Guiding a Diffusion Transformer with the Internal Dynamics of Itself¶
Conference: CVPR 2026 arXiv: 2512.24176 Code: https://github.com/xy-chou/Internal-Guidance (project page) Area: Diffusion Models / Image Generation Keywords: internal guidance, intermediate-layer supervision, diffusion Transformer, sampling guidance, training acceleration
TL;DR¶
This paper proposes Internal Guidance (IG), which adds auxiliary supervision losses to intermediate layers of a Diffusion Transformer to produce weaker generative outputs, then extrapolates the discrepancy between intermediate-layer and final-layer outputs at sampling time to achieve an Autoguidance-like effect — requiring no additional sampling steps or external model training. On ImageNet 256×256, IG pushes LightningDiT-XL/1 to FID 1.34 (without CFG) and 1.19 (+CFG), achieving state-of-the-art results among contemporaneous methods.
Background & Motivation¶
- Background: Classifier-Free Guidance (CFG) is the standard approach for improving generation quality in diffusion models by steering samples toward high-probability regions of the conditional distribution. However, excessively large CFG scales lead to oversimplification or distortion and reduce sample diversity. Methods such as Autoguidance address this by using a "degraded version of the model" as the reference, but require separately training a weaker model or incurring additional sampling steps.
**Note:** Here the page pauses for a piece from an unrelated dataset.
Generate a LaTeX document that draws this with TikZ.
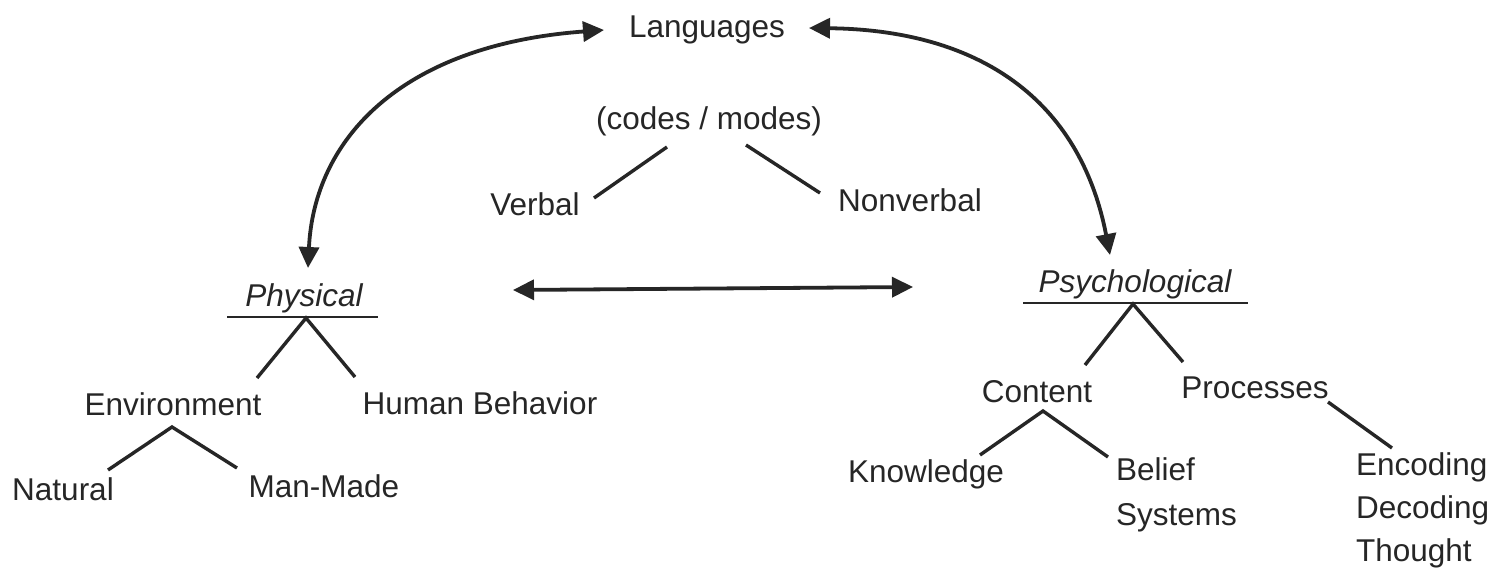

- Limitations of Prior Work: (1) CFG at high guidance scales over-emphasizes class conditioning, pushing samples toward "template images" and reducing diversity; (2) Autoguidance requires dedicated training of a weaker model, which is costly and inflexible; (3) Methods such as PAG/SEG require carefully designed degradation strategies and impose additional sampling overhead.
- Key Challenge: The desired effect of Autoguidance — improving quality while preserving diversity — cannot be achieved without either training a separate degraded model or increasing sampling steps.
- Goal: To achieve Autoguidance-level improvements in generation quality and diversity at virtually zero additional cost.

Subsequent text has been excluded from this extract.